The design of One WTC incorporates several new safety features intended to speed a potential evacuation. Extra-wide staircases interconnect at various floors so evacuees could cross over if one of the stairwells were blocked. All the stairs have exits direct to the street rather than opening into the lobby. And the building has a dedicated stairwell for first-responder use in the event of an emergency. “That would be the stair that they would be climbing up, and no one would be coming down,” Tollner says.
The tenant floors of One WTC, which total 240,000 square meters of office space, begin on the 20th floor. Magazine publisher Condé Nast signed a 25-year lease in May for roughly 95,000 square meters of office space on floors 20 to 41. The deal is worth an estimated $2 billion.
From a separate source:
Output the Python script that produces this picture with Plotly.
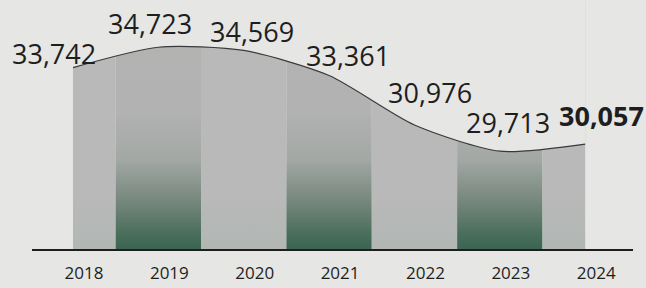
import plotly.graph_objects as go

years = ['2018', '2019', '2020', '2021', '2022', '2023', '2024']
values = [33742, 34723, 34569, 33361, 30976, 29713, 30057]
y_min, y_max = 25000, 37000

# label offsets (styling, pixels)
label_dx = [-19, -8, 8, 19, 16, 8, 16]
label_dy = [14, 24, 19, 20, 33, 29, 29]

BG = '#e6e6e4'
DARK_SCALE = [[0, '#3a6552'], [0.06, '#4a6e5c'], [0.18, '#72857a'], [0.36, '#a3a8a5'], [0.55, '#b1b2b1'], [1, '#b3b3b2']]
LIGHT_SCALE = [[0, '#b2b7b4'], [0.2, '#b8b9b8'], [1, '#b9b9b8']]

n = len(values)
xs = list(range(n))

fig = go.Figure()

# vertical bands
for i in range(n):
    x0 = max(i - 0.5, 0)
    x1 = min(i + 0.5, n - 1)
    scale = DARK_SCALE if i % 2 == 1 else LIGHT_SCALE
    fig.add_trace(go.Scatter(
        x=[x0, x1, x1, x0, x0], y=[y_min, y_min, y_max, y_max, y_min],
        mode='lines', line=dict(width=0), fill='toself',
        fillgradient=dict(type='vertical', colorscale=scale, start=y_min, stop=y_max),
        hoverinfo='skip', showlegend=False))

# mask above curve
fig.add_trace(go.Scatter(x=[0, n - 1], y=[y_max, y_max], mode='lines',
                         line=dict(width=0), hoverinfo='skip', showlegend=False))
fig.add_trace(go.Scatter(x=xs, y=values, mode='lines',
                         line=dict(color='#3a3a3a', width=1.2, shape='spline', smoothing=0.7),
                         fill='tonexty', fillcolor=BG, showlegend=False))

for i, v in enumerate(values):
    last = i == n - 1
    fig.add_annotation(x=i, y=v, text=f'<b>{v:,}</b>' if last else f'{v:,}',
                       showarrow=False, xshift=label_dx[i], yshift=label_dy[i],
                       font=dict(family='Open Sans', size=27, color='#1e1e1e'))

fig.update_layout(
    width=646, height=288,
    margin=dict(l=32, r=13, t=0, b=39),
    paper_bgcolor=BG, plot_bgcolor=BG,
    xaxis=dict(range=[-0.48, 6.56], tickvals=xs, ticktext=years,
               showgrid=False, zeroline=False, showline=True, linecolor='#1e1e1e', linewidth=2,
               ticks='', ticklabelshift=11, ticklabelstandoff=8,
               tickfont=dict(family='Open Sans', size=17, color='#1e1e1e')),
    yaxis=dict(range=[y_min, y_max], visible=False, showgrid=False, zeroline=False),
)

fig.write_html('out.html', config={'displayModeBar': False},
               post_script="document.body.style.margin='0';")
The Port Authority expects to have a temporary certificate of occupancy for tenants of the building in late 2013.
The WTC was the site of a deadly bombing in 1993 as well as the attacks of September 11, 2001. The new building is fortified against truck bombs. “What’s very unusual for a building like this is the blast walls at the base,” Tollner says. On the north and south sides, where One WTC is closest to the street, the blast walls are 15 meters high, a safety measure with some aesthetic trade-offs. “I don’t have a light-filled lobby,” Tollner says. “I have a very tall lobby, and that’s in remembrance to the lobbies of the original buildings.”
Above the blast wall and the lobby is a layer of infrastructural floors reaching to 57 meters above ground; this lower section will be covered in reflective glass. “The idea is to make it lively. The architects didn’t want it to look so dead at the bottom of the building,” Tollner says. The original plan to sheath the base in prismatic glass fell through earlier this year after millions of dollars failed to produce a satisfactory glass product. “This new design is completely different,” Tollner says. “It’s going to have glass fins, and they will have a very nice reflective quality. They’re not going to be completely flat against the building, and they’ll have a frosted texture behind. When they light up the building from within you’ll get some interesting patterns.”
The steel frame of One WTC grows by about one floor a week; the building’s concrete core keeps pace eight to 10 floors below. “The concrete follows the steel, and we try to keep them not too far apart,” Tollner says. “It’s like a dance all the way.” After that comes fireproofing and then the glass exterior, or “curtain wall.” Keeping the project moving ever skyward requires about 1,300 workers on a daily basis, Tollner says. Overall there are about 3,000 workers on the entire WTC site, which includes three other skyscrapers, a performing arts center, a memorial and museum, and a transit hub.